WHAT THIS TASK INVOLVES:
Give the material once more, word for word, without any images.

Entries with chart source code:

"""

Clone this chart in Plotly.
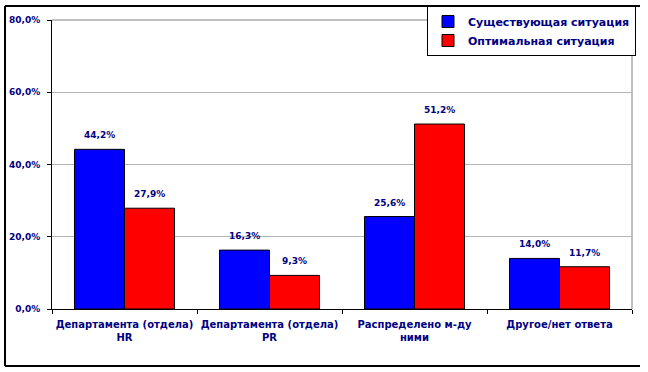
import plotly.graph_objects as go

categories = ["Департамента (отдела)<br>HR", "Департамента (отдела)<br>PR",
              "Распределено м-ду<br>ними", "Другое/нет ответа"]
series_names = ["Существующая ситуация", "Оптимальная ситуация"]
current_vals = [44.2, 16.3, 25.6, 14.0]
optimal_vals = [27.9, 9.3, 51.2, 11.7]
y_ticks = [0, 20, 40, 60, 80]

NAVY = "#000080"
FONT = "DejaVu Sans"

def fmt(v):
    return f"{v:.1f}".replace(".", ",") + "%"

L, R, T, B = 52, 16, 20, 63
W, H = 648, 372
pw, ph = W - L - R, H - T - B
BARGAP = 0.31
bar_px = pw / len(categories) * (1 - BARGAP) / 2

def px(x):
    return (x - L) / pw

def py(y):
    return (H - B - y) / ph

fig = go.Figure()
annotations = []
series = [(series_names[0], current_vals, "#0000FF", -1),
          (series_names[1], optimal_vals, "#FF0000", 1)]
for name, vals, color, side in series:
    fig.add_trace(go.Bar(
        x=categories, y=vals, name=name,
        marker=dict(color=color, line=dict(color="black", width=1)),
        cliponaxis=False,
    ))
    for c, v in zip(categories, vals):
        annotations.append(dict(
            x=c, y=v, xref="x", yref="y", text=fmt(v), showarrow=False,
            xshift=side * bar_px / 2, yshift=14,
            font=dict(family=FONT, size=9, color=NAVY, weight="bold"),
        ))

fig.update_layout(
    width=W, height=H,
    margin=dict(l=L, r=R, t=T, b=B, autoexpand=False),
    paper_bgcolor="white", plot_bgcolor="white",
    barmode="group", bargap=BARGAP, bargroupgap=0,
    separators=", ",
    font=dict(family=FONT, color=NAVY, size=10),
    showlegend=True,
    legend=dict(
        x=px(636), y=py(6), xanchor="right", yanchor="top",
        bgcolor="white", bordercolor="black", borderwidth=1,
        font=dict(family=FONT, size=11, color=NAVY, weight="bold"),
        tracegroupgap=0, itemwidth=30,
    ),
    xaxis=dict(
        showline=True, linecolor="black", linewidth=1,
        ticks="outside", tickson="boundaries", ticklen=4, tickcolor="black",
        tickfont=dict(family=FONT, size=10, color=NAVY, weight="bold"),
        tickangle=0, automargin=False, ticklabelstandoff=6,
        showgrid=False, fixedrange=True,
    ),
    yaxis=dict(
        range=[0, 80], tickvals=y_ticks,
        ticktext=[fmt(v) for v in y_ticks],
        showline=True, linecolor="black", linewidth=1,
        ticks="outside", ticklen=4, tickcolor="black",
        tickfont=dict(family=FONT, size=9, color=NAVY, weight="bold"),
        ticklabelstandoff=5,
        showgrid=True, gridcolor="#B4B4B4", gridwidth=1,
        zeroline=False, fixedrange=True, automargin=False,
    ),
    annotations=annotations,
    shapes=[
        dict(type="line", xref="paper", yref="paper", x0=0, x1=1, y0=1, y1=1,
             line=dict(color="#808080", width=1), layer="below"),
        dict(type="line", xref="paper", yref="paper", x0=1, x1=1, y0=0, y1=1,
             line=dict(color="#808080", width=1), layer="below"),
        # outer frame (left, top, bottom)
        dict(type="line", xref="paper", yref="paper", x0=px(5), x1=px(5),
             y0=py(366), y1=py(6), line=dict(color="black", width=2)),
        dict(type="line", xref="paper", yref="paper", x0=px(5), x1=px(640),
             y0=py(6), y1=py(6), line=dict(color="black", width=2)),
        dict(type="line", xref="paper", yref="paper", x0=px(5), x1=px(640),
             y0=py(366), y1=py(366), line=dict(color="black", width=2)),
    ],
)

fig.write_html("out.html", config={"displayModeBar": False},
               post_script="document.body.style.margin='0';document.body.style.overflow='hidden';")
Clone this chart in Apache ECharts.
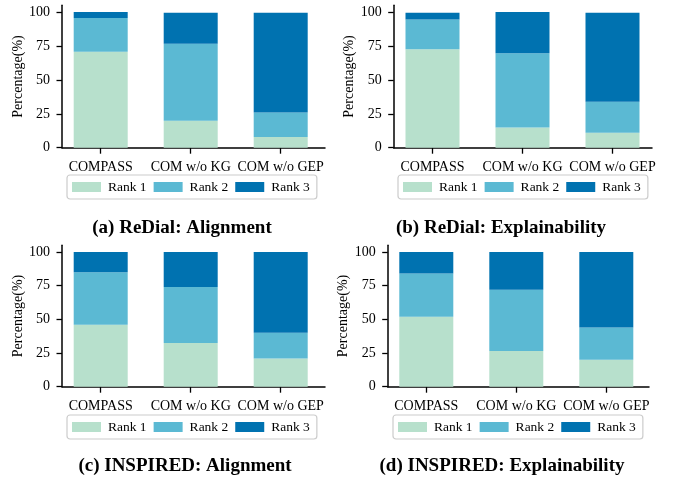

"""

RESPONSE:
Clone this chart in Plotly.
import plotly.graph_objects as go

categories = ["Департамента (отдела)<br>HR", "Департамента (отдела)<br>PR",
              "Распределено м-ду<br>ними", "Другое/нет ответа"]
series_names = ["Существующая ситуация", "Оптимальная ситуация"]
current_vals = [44.2, 16.3, 25.6, 14.0]
optimal_vals = [27.9, 9.3, 51.2, 11.7]
y_ticks = [0, 20, 40, 60, 80]

NAVY = "#000080"
FONT = "DejaVu Sans"

def fmt(v):
    return f"{v:.1f}".replace(".", ",") + "%"

L, R, T, B = 52, 16, 20, 63
W, H = 648, 372
pw, ph = W - L - R, H - T - B
BARGAP = 0.31
bar_px = pw / len(categories) * (1 - BARGAP) / 2

def px(x):
    return (x - L) / pw

def py(y):
    return (H - B - y) / ph

fig = go.Figure()
annotations = []
series = [(series_names[0], current_vals, "#0000FF", -1),
          (series_names[1], optimal_vals, "#FF0000", 1)]
for name, vals, color, side in series:
    fig.add_trace(go.Bar(
        x=categories, y=vals, name=name,
        marker=dict(color=color, line=dict(color="black", width=1)),
        cliponaxis=False,
    ))
    for c, v in zip(categories, vals):
        annotations.append(dict(
            x=c, y=v, xref="x", yref="y", text=fmt(v), showarrow=False,
            xshift=side * bar_px / 2, yshift=14,
            font=dict(family=FONT, size=9, color=NAVY, weight="bold"),
        ))

fig.update_layout(
    width=W, height=H,
    margin=dict(l=L, r=R, t=T, b=B, autoexpand=False),
    paper_bgcolor="white", plot_bgcolor="white",
    barmode="group", bargap=BARGAP, bargroupgap=0,
    separators=", ",
    font=dict(family=FONT, color=NAVY, size=10),
    showlegend=True,
    legend=dict(
        x=px(636), y=py(6), xanchor="right", yanchor="top",
        bgcolor="white", bordercolor="black", borderwidth=1,
        font=dict(family=FONT, size=11, color=NAVY, weight="bold"),
        tracegroupgap=0, itemwidth=30,
    ),
    xaxis=dict(
        showline=True, linecolor="black", linewidth=1,
        ticks="outside", tickson="boundaries", ticklen=4, tickcolor="black",
        tickfont=dict(family=FONT, size=10, color=NAVY, weight="bold"),
        tickangle=0, automargin=False, ticklabelstandoff=6,
        showgrid=False, fixedrange=True,
    ),
    yaxis=dict(
        range=[0, 80], tickvals=y_ticks,
        ticktext=[fmt(v) for v in y_ticks],
        showline=True, linecolor="black", linewidth=1,
        ticks="outside", ticklen=4, tickcolor="black",
        tickfont=dict(family=FONT, size=9, color=NAVY, weight="bold"),
        ticklabelstandoff=5,
        showgrid=True, gridcolor="#B4B4B4", gridwidth=1,
        zeroline=False, fixedrange=True, automargin=False,
    ),
    annotations=annotations,
    shapes=[
        dict(type="line", xref="paper", yref="paper", x0=0, x1=1, y0=1, y1=1,
             line=dict(color="#808080", width=1), layer="below"),
        dict(type="line", xref="paper", yref="paper", x0=1, x1=1, y0=0, y1=1,
             line=dict(color="#808080", width=1), layer="below"),
        # outer frame (left, top, bottom)
        dict(type="line", xref="paper", yref="paper", x0=px(5), x1=px(5),
             y0=py(366), y1=py(6), line=dict(color="black", width=2)),
        dict(type="line", xref="paper", yref="paper", x0=px(5), x1=px(640),
             y0=py(6), y1=py(6), line=dict(color="black", width=2)),
        dict(type="line", xref="paper", yref="paper", x0=px(5), x1=px(640),
             y0=py(366), y1=py(366), line=dict(color="black", width=2)),
    ],
)

fig.write_html("out.html", config={"displayModeBar": False},
               post_script="document.body.style.margin='0';document.body.style.overflow='hidden';")
Clone this chart in Apache ECharts.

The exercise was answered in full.